By Beth U.

I recently went to see Vele (Sails), the photographic work of German artist Tobias Zielony at the Philadelphia Museum of Art. Through stop motion video and a series of photographs, Zielony documents a desolate housing project in the outskirts of Naples known as “The Sails of Scampia.” In the 1960s, architect Francesco Di Salvo designed the complex to house working-class families and furnish them the fixings of ideal city living, such as parks and playing fields. Now, warring mafia factions overrun the labyrinthian structure even as families continue to live there.  Unemployment and organized crime threaten its demolition.

Zielony’s film takes viewers on a tour of Scampia. Despite its impotence as a failed vision of modern utopian architecture, the structure retains its imposing phallic weight.  Innumerable box-like layers stack upon each other to form two symmetrical towers.  Age and rain stain its concrete like black guano. The city reflects a near-turquoise night sky behind.  Zielony stalks the exterior and enters the structure at ground level.  It is cavernous: the metaphor of penetration unavoidable. With no sound, his images take on a sinister, horror-film quality.  This sense of the carnivalesque sharpens when a masked figure suddenly appears in the frame.
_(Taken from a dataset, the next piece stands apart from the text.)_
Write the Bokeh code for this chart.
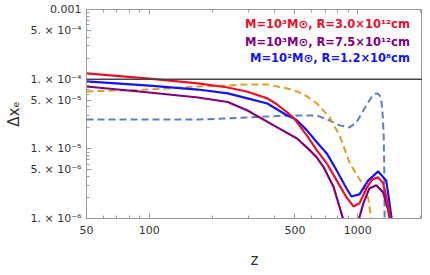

His (her?) grey rubber face is both comical and terrifying, a tension Zielony maintains between vulnerability—to the edifice itself and the danger it poses—and resilience—the matter-of-fact and everyday ways people occupy this space.   We are left uncertain: is this play or is this transgression?

As the video proceeds, Zielony’s images suggest signs of human occupation: laundry drying against rusted girders, magazine pornography and images of sports teams taped to the wall, a bed.  His eye switches from interior to exterior and back again, giving us panoptic views of buildings beyond and the moat of urban decay below.  He focuses on electric-lit grass, reminding me of a highway median in New Jersey or anywhere. Then, we are outside again, gazing at Scampia from afar. Zielony’s visual sweep of the 1960s façade raises questions about containment, about segregation, about boundaries between its inhabitants and the rest of the city (boundaries also bringing to my mind the 1961 construction of the Berlin Wall) and about the public and the private.

Paul Virilio asked years ago: “In a period of economic crisis, will mass destruction of the large cities replace the traditional politics of large public works? If that happens, there will be no essential difference between economic-industrial recession and war.”* While Zielony lends visibility to urban decline, he also counters the perception of places like Scampia as social dumping grounds alone, imbued only with the failure of development in the face of stringent economic restructuring.

Zielony’s response to Virilio might lie in his photographic emphasis on youth. His stop video technique renders humans as apparitions sketched over Scampia’s dominating edifice. People appear suddenly and just as quickly are gone.  A girl cavorts around her father, a row of bereft washing machines in the background.  Two boys lock in wresting embraces.  Young adolescents pose in the stairwell, decked out in Gucci caps and jackets. A teenage girl with a bare midriff checks her cell phone. Zielony takes time to zoom in on one young man, his gaze expectant and somehow sweet.

As a Philadelphia resident, the scarred architecture of an abandoned industrial core and the structural racism evident in tracks of razed housing are no surprise.  Nor is the reverse exodus bringing young professionals into previously “post-industrial” spaces, reanimating and radically reconfiguring yet again the debate of who does and does not (who can and can not) belong.  As Zielony continues his video journey through Scampia, I am reminded of a gypsum factory that once stood on the banks of the Schuylkill River.  In my younger days, we would climb inside and up the metal staircases to gaze on the heaps of abandoned gypsum.  Youth tagged the corrugated metal with overlapping and warring graffiti while old men cast their fishing rods off the dock beyond.  A few years ago, the city demolished the structure.

At the end of his video, Zielony gathers on a rooftop with Scampia occupants to watch the night. Apocalyptic fireworks shudder in the sky and paint the concrete edifice in pastel hues of blue and pink.  A woman smokes a cigarette.  Zielony’s camera captures her as she glances at him, pitches her spent butt over the side, and moves away.

*Paul Virilio “The Overexposed City” from The Lost Dimension, trans. Daniel Moshenberg, New York: Semiotext(e), 1991.